— Start of AVAILABLE DATA —

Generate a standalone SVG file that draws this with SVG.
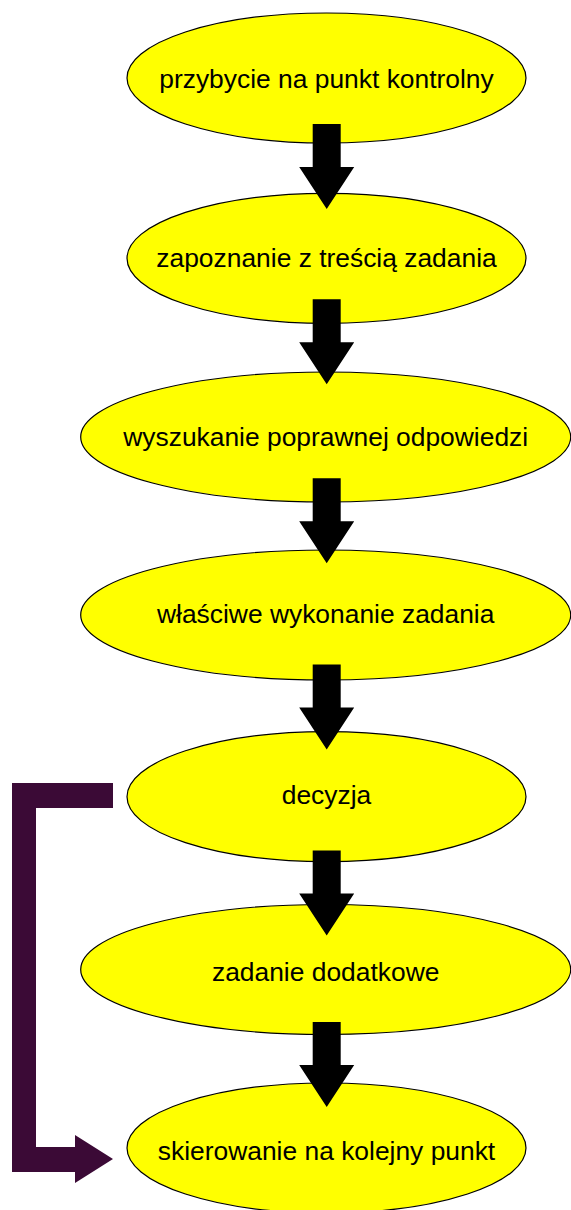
<svg xmlns="http://www.w3.org/2000/svg" width="571" height="1210" viewBox="0 0 571 1210">
  <defs>
    <style>
      .node ellipse { fill: #ffff00; stroke: #000000; stroke-width: 1.2; }
      .node text { font-family: "Liberation Sans", Arial, sans-serif; font-size: 26.4px; fill: #000000; text-anchor: middle; }
      .down { fill: #000000; }
      .back { fill: #3b0a36; }
    </style>
    <!-- block arrow pointing down, origin at the top centre of its shaft -->
    <polygon id="downArrow" points="-14,0 14,0 14,43 27.5,43 0,85 -27.5,43 -14,43"/>
  </defs>

  <g id="n1" class="node">
    <ellipse cx="326.5" cy="78" rx="199.5" ry="65"/>
    <text x="326.5" y="88">przybycie na punkt kontrolny</text>
  </g>
  <g id="n2" class="node">
    <ellipse cx="326.5" cy="258.3" rx="199.5" ry="65"/>
    <text x="326.5" y="267">zapoznanie z treścią zadania</text>
  </g>
  <g id="n3" class="node">
    <ellipse cx="325.7" cy="437" rx="245" ry="65"/>
    <text x="325.7" y="446">wyszukanie poprawnej odpowiedzi</text>
  </g>
  <g id="n4" class="node">
    <ellipse cx="325.7" cy="615" rx="245" ry="65"/>
    <text x="325.7" y="623">właściwe wykonanie zadania</text>
  </g>
  <g id="n5" class="node">
    <ellipse cx="326.5" cy="796.7" rx="199.5" ry="65"/>
    <text x="326.5" y="804">decyzja</text>
  </g>
  <g id="n6" class="node">
    <ellipse cx="325.7" cy="969.5" rx="245" ry="65"/>
    <text x="325.7" y="981">zadanie dodatkowe</text>
  </g>
  <g id="n7" class="node">
    <ellipse cx="326.5" cy="1148" rx="199.5" ry="65"/>
    <text x="326.5" y="1160">skierowanie na kolejny punkt</text>
  </g>

  <g id="connectors">
    <use href="#downArrow" class="down" x="326.7" y="124"/>
    <use href="#downArrow" class="down" x="326.7" y="299.3"/>
    <use href="#downArrow" class="down" x="326.7" y="478.3"/>
    <use href="#downArrow" class="down" x="326.7" y="664.5"/>
    <use href="#downArrow" class="down" x="326.7" y="850.5"/>
    <use href="#downArrow" class="down" x="326.7" y="1022"/>
    <!-- return path from "decyzja" down the left side to the last step -->
    <polygon class="back" points="113,783 12,783 12,1172 75,1172 75,1183 113,1159 75,1135 75,1147 36,1147 36,808 113,808"/>
  </g>
</svg>
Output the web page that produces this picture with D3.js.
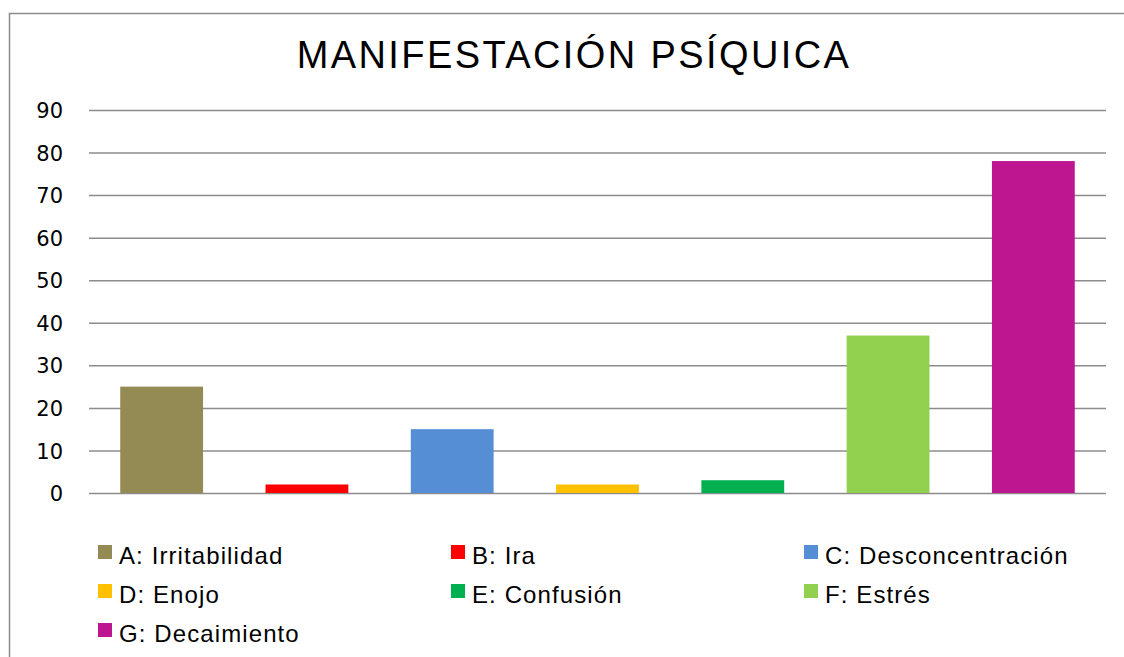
<!DOCTYPE html>
<html>
<head>
<meta charset="utf-8">
<script src="https://cdn.jsdelivr.net/npm/d3@7"></script>
<style>
  body { margin: 0; background: #fff; }
  svg { display: block; }
</style>
</head>
<body>
<svg id="chart"></svg>
<script>
// data
const categories = ["A", "B", "C", "D", "E", "F", "G"];
const labels = ["A: Irritabilidad", "B: Ira", "C: Desconcentración", "D: Enojo", "E: Confusión", "F: Estrés", "G: Decaimiento"];
const values = [25, 2, 15, 2, 3, 37, 78];
const colors = ["#948a54", "#ff0000", "#558ed5", "#ffc000", "#00b050", "#92d050", "#be1591"];
const yTicks = [0, 10, 20, 30, 40, 50, 60, 70, 80, 90];

const width = 1124, height = 657;
const margin = {top: 110, right: 18, bottom: 164, left: 89};

const svg = d3.select("#chart")
    .attr("width", width)
    .attr("height", height);

// outer frame (top and left edges only are visible)
svg.append("path")
    .attr("d", `M9.5,${height} V13.5 H${width}`)
    .attr("fill", "none")
    .attr("stroke", "#8c8c8c")
    .attr("stroke-width", 1.5);

svg.append("text")
    .attr("x", 574)
    .attr("y", 68)
    .attr("text-anchor", "middle")
    .style("font-family", "'Liberation Sans', Arial, sans-serif")
    .style("font-size", "38px")
    .style("letter-spacing", "2.4px")
    .text("MANIFESTACIÓN PSÍQUICA");

const x = d3.scaleBand()
    .domain(categories)
    .range([margin.left, width - margin.right])
    .paddingInner(0.43)
    .paddingOuter(0.215);

const y = d3.scaleLinear()
    .domain([0, 90])
    .range([height - margin.bottom, margin.top]);

// gridlines
const yAxis = d3.axisLeft(y)
    .tickValues(yTicks)
    .tickSize(-(width - margin.right - margin.left))
    .tickPadding(26)
    .tickFormat(d3.format("d"));

const gAxis = svg.append("g")
    .attr("transform", `translate(${margin.left},0)`)
    .call(yAxis);
gAxis.select(".domain").remove();
gAxis.selectAll(".tick line")
    .attr("stroke", "#8c8c8c")
    .attr("stroke-width", 1.5);
gAxis.selectAll(".tick text")
    .attr("fill", "#000")
    .attr("dy", "0.36em")
    .style("font-family", "'DejaVu Sans', Verdana, sans-serif")
    .style("font-size", "21px");

// bars
svg.append("g")
    .selectAll("rect")
    .data(categories)
    .enter()
    .append("rect")
        .attr("x", d => x(d))
        .attr("y", (d, i) => y(values[i]))
        .attr("width", x.bandwidth())
        .attr("height", (d, i) => y(0) - y(values[i]))
        .attr("fill", (d, i) => colors[i]);

// legend, three columns
const legend = svg.append("g")
    .selectAll("g")
    .data(labels)
    .enter()
    .append("g")
        .attr("transform", (d, i) => `translate(${98 + (i % 3) * 353}, ${545 + Math.floor(i / 3) * 39})`);

legend.append("rect")
    .attr("width", 14)
    .attr("height", 14)
    .attr("fill", (d, i) => colors[i]);

legend.append("text")
    .attr("x", 21)
    .attr("y", 19)
    .style("font-family", "'Liberation Sans', Arial, sans-serif")
    .style("font-size", "24px")
    .style("letter-spacing", "1.1px")
    .text(d => d);
</script>
</body>
</html>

— End of AVAILABLE DATA —

**REQUIRED TASK:** Return each line from the material above exactly, but not the pictures.

**EXERCISE OUTPUT:**
Generate a standalone SVG file that draws this with SVG.
<svg xmlns="http://www.w3.org/2000/svg" width="571" height="1210" viewBox="0 0 571 1210">
  <defs>
    <style>
      .node ellipse { fill: #ffff00; stroke: #000000; stroke-width: 1.2; }
      .node text { font-family: "Liberation Sans", Arial, sans-serif; font-size: 26.4px; fill: #000000; text-anchor: middle; }
      .down { fill: #000000; }
      .back { fill: #3b0a36; }
    </style>
    <!-- block arrow pointing down, origin at the top centre of its shaft -->
    <polygon id="downArrow" points="-14,0 14,0 14,43 27.5,43 0,85 -27.5,43 -14,43"/>
  </defs>

  <g id="n1" class="node">
    <ellipse cx="326.5" cy="78" rx="199.5" ry="65"/>
    <text x="326.5" y="88">przybycie na punkt kontrolny</text>
  </g>
  <g id="n2" class="node">
    <ellipse cx="326.5" cy="258.3" rx="199.5" ry="65"/>
    <text x="326.5" y="267">zapoznanie z treścią zadania</text>
  </g>
  <g id="n3" class="node">
    <ellipse cx="325.7" cy="437" rx="245" ry="65"/>
    <text x="325.7" y="446">wyszukanie poprawnej odpowiedzi</text>
  </g>
  <g id="n4" class="node">
    <ellipse cx="325.7" cy="615" rx="245" ry="65"/>
    <text x="325.7" y="623">właściwe wykonanie zadania</text>
  </g>
  <g id="n5" class="node">
    <ellipse cx="326.5" cy="796.7" rx="199.5" ry="65"/>
    <text x="326.5" y="804">decyzja</text>
  </g>
  <g id="n6" class="node">
    <ellipse cx="325.7" cy="969.5" rx="245" ry="65"/>
    <text x="325.7" y="981">zadanie dodatkowe</text>
  </g>
  <g id="n7" class="node">
    <ellipse cx="326.5" cy="1148" rx="199.5" ry="65"/>
    <text x="326.5" y="1160">skierowanie na kolejny punkt</text>
  </g>

  <g id="connectors">
    <use href="#downArrow" class="down" x="326.7" y="124"/>
    <use href="#downArrow" class="down" x="326.7" y="299.3"/>
    <use href="#downArrow" class="down" x="326.7" y="478.3"/>
    <use href="#downArrow" class="down" x="326.7" y="664.5"/>
    <use href="#downArrow" class="down" x="326.7" y="850.5"/>
    <use href="#downArrow" class="down" x="326.7" y="1022"/>
    <!-- return path from "decyzja" down the left side to the last step -->
    <polygon class="back" points="113,783 12,783 12,1172 75,1172 75,1183 113,1159 75,1135 75,1147 36,1147 36,808 113,808"/>
  </g>
</svg>
Output the web page that produces this picture with D3.js.
<!DOCTYPE html>
<html>
<head>
<meta charset="utf-8">
<script src="https://cdn.jsdelivr.net/npm/d3@7"></script>
<style>
  body { margin: 0; background: #fff; }
  svg { display: block; }
</style>
</head>
<body>
<svg id="chart"></svg>
<script>
// data
const categories = ["A", "B", "C", "D", "E", "F", "G"];
const labels = ["A: Irritabilidad", "B: Ira", "C: Desconcentración", "D: Enojo", "E: Confusión", "F: Estrés", "G: Decaimiento"];
const values = [25, 2, 15, 2, 3, 37, 78];
const colors = ["#948a54", "#ff0000", "#558ed5", "#ffc000", "#00b050", "#92d050", "#be1591"];
const yTicks = [0, 10, 20, 30, 40, 50, 60, 70, 80, 90];

const width = 1124, height = 657;
const margin = {top: 110, right: 18, bottom: 164, left: 89};

const svg = d3.select("#chart")
    .attr("width", width)
    .attr("height", height);

// outer frame (top and left edges only are visible)
svg.append("path")
    .attr("d", `M9.5,${height} V13.5 H${width}`)
    .attr("fill", "none")
    .attr("stroke", "#8c8c8c")
    .attr("stroke-width", 1.5);

svg.append("text")
    .attr("x", 574)
    .attr("y", 68)
    .attr("text-anchor", "middle")
    .style("font-family", "'Liberation Sans', Arial, sans-serif")
    .style("font-size", "38px")
    .style("letter-spacing", "2.4px")
    .text("MANIFESTACIÓN PSÍQUICA");

const x = d3.scaleBand()
    .domain(categories)
    .range([margin.left, width - margin.right])
    .paddingInner(0.43)
    .paddingOuter(0.215);

const y = d3.scaleLinear()
    .domain([0, 90])
    .range([height - margin.bottom, margin.top]);

// gridlines
const yAxis = d3.axisLeft(y)
    .tickValues(yTicks)
    .tickSize(-(width - margin.right - margin.left))
    .tickPadding(26)
    .tickFormat(d3.format("d"));

const gAxis = svg.append("g")
    .attr("transform", `translate(${margin.left},0)`)
    .call(yAxis);
gAxis.select(".domain").remove();
gAxis.selectAll(".tick line")
    .attr("stroke", "#8c8c8c")
    .attr("stroke-width", 1.5);
gAxis.selectAll(".tick text")
    .attr("fill", "#000")
    .attr("dy", "0.36em")
    .style("font-family", "'DejaVu Sans', Verdana, sans-serif")
    .style("font-size", "21px");

// bars
svg.append("g")
    .selectAll("rect")
    .data(categories)
    .enter()
    .append("rect")
        .attr("x", d => x(d))
        .attr("y", (d, i) => y(values[i]))
        .attr("width", x.bandwidth())
        .attr("height", (d, i) => y(0) - y(values[i]))
        .attr("fill", (d, i) => colors[i]);

// legend, three columns
const legend = svg.append("g")
    .selectAll("g")
    .data(labels)
    .enter()
    .append("g")
        .attr("transform", (d, i) => `translate(${98 + (i % 3) * 353}, ${545 + Math.floor(i / 3) * 39})`);

legend.append("rect")
    .attr("width", 14)
    .attr("height", 14)
    .attr("fill", (d, i) => colors[i]);

legend.append("text")
    .attr("x", 21)
    .attr("y", 19)
    .style("font-family", "'Liberation Sans', Arial, sans-serif")
    .style("font-size", "24px")
    .style("letter-spacing", "1.1px")
    .text(d => d);
</script>
</body>
</html>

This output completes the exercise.